PROMPT:
Up to and including the line containing "const yTickText = ['-1', '-0,5', '0', '0,5', '1', '1,5', '2'];", please reproduce the lines of the listing below, starting from the top.
□ □ □ □
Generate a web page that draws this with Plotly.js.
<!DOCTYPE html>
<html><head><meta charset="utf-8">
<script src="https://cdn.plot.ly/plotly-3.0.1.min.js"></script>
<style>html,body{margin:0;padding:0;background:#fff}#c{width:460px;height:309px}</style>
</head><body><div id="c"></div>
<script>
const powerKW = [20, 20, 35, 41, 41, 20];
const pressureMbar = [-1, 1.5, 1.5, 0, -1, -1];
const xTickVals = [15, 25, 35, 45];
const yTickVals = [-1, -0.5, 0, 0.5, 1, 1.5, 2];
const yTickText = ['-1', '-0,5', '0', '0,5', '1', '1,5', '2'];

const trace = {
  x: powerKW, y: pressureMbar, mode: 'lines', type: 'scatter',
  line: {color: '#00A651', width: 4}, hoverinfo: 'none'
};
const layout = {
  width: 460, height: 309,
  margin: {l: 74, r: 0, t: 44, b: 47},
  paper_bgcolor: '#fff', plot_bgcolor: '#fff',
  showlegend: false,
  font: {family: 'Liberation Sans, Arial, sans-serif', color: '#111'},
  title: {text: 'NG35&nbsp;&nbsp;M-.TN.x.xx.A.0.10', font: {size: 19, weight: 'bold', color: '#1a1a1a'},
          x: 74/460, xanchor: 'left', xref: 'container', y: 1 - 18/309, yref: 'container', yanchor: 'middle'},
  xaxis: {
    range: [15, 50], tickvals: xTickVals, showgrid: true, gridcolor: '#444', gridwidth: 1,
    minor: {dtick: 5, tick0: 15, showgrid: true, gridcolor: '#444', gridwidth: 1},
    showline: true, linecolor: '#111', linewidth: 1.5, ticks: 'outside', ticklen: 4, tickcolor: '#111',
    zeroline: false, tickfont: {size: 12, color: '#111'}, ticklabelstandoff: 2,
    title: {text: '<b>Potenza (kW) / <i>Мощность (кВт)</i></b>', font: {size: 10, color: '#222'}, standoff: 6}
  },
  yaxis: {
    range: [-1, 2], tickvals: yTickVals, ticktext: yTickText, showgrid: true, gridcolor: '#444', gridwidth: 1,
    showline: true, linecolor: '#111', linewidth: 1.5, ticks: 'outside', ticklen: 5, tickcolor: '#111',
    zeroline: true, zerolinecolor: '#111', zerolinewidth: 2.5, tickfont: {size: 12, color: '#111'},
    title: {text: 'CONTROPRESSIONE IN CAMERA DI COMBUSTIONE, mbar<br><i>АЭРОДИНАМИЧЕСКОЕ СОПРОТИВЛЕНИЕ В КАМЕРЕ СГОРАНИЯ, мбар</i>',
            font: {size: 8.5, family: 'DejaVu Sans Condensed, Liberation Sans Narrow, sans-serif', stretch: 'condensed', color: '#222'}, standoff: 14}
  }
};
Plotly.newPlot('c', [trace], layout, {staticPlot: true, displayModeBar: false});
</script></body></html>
□ □ □ □
REPLY:
Generate a web page that draws this with Plotly.js.
<!DOCTYPE html>
<html><head><meta charset="utf-8">
<script src="https://cdn.plot.ly/plotly-3.0.1.min.js"></script>
<style>html,body{margin:0;padding:0;background:#fff}#c{width:460px;height:309px}</style>
</head><body><div id="c"></div>
<script>
const powerKW = [20, 20, 35, 41, 41, 20];
const pressureMbar = [-1, 1.5, 1.5, 0, -1, -1];
const xTickVals = [15, 25, 35, 45];
const yTickVals = [-1, -0.5, 0, 0.5, 1, 1.5, 2];
const yTickText = ['-1', '-0,5', '0', '0,5', '1', '1,5', '2'];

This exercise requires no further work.